The issue of sending money over the Green Line (Israel's pre-1967 borders) has plagued many Jewish organizations in America, such as the Federation, which does not officially send money to the West Bank.
"The money is to exist, not for settlements," said Landau, insisting the effort is humanitarian, not political. "I don't think it's relevant." But Landau said he would provide details on where future recipients live, should anyone ask.
"The program is meant to nurture Jew to Jew long distance," said Landau, who grew up in Israel, served in the Israel Defense Forces (IDF) and is the only one of four brothers not to remain there. He last visited Feb. 1 for the 80th birthday of his mother.
Eventually, he expects to share with congregants the impact of their contribution. "No matter how much we give them," Landau said, referring to the Ben Hanans, "hopefully he'll get teeth, but nothing will bring his daughter back."
"Unfortunately, there are a lot more candidates after today," said Landau, shortly after the grisly June 11 bus bombing on Jerusalem's Jaffa Road that claimed 17 lives.

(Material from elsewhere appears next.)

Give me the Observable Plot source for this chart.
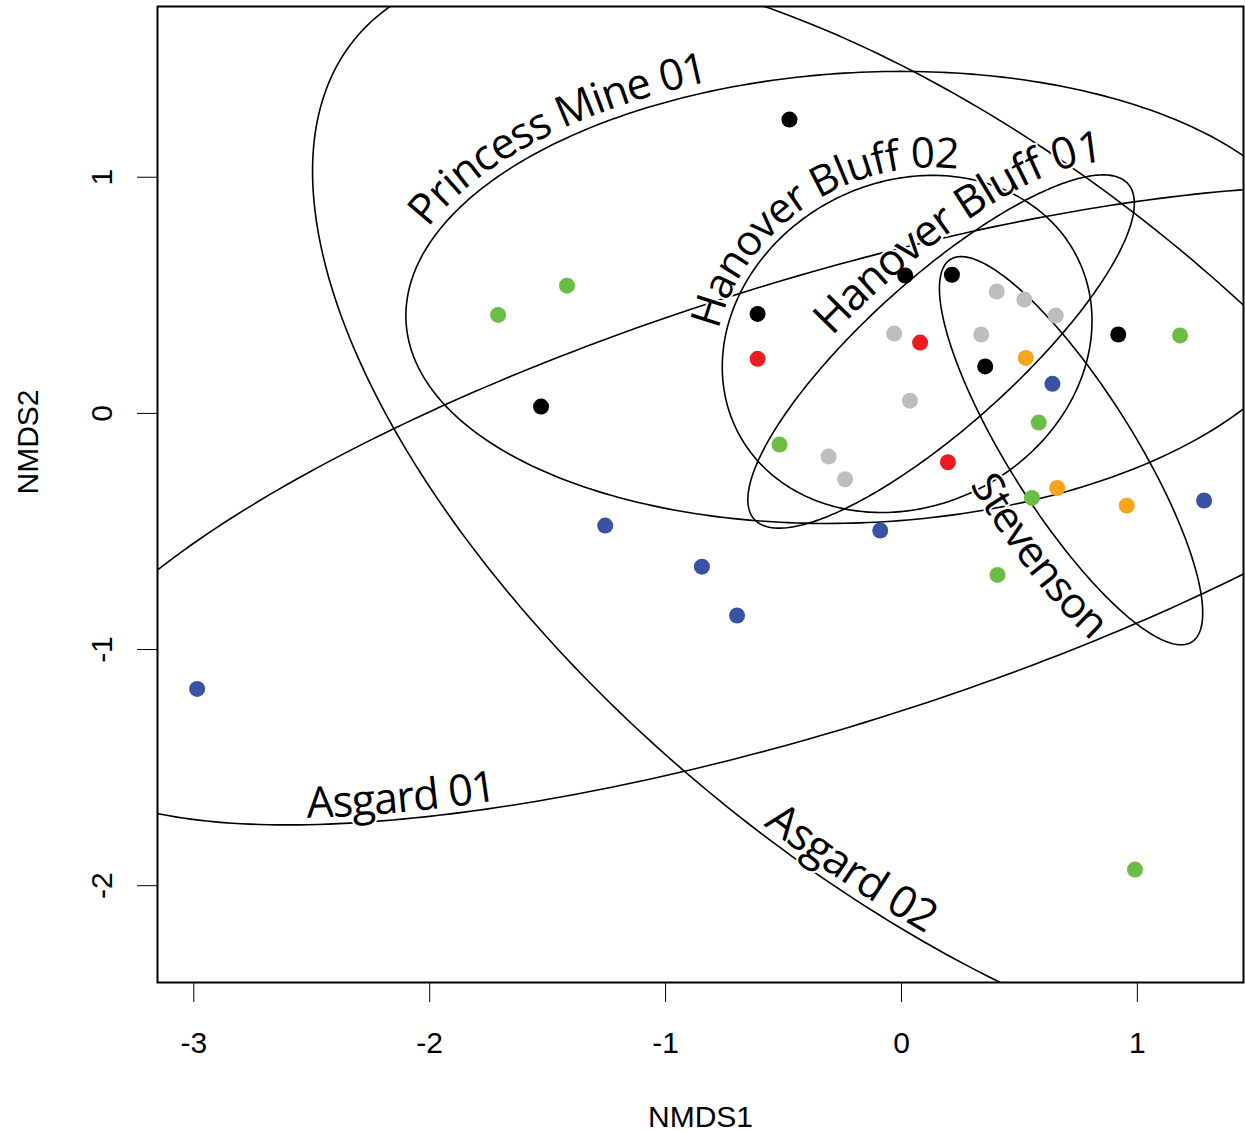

Overlaying a human face and story with every death statistic is the mission of All4Israel, founded in December 2000. The group maintains an online archive containing short profiles and photos of hundreds of victims. The group also buys newspaper advertising using the photos and exhorting readers to remember victims, said a spokeswoman and co-founder, who asked not to be identified because of security concerns
Families of those killed in terror attacks are supposed to receive government-funded subsistence income and an evaluation by social workers. Donations have helped bridge delays in processing before subsidies arrive, she said. All4Israel's individual family reports are culled from the findings of social workers.
Around the United States, about 100 synagogues, like Beth Jacob, have "adopted" Israeli families by providing them financial stipends of varying duration, the spokeswoman said.
So have at least 100 teens, who have devoted a portion of their b'nai mitzvah cash-gifts to Israeli families. Money is transferred electronically into the family members' bank account.
"Getting a check from a stranger, it's a huge emotional boost," the spokeswoman said.
Landau may have to wait to gauge if his effort pays off until the synagogue attempts another congregational mission to Israel. Last year, he didn't succeed.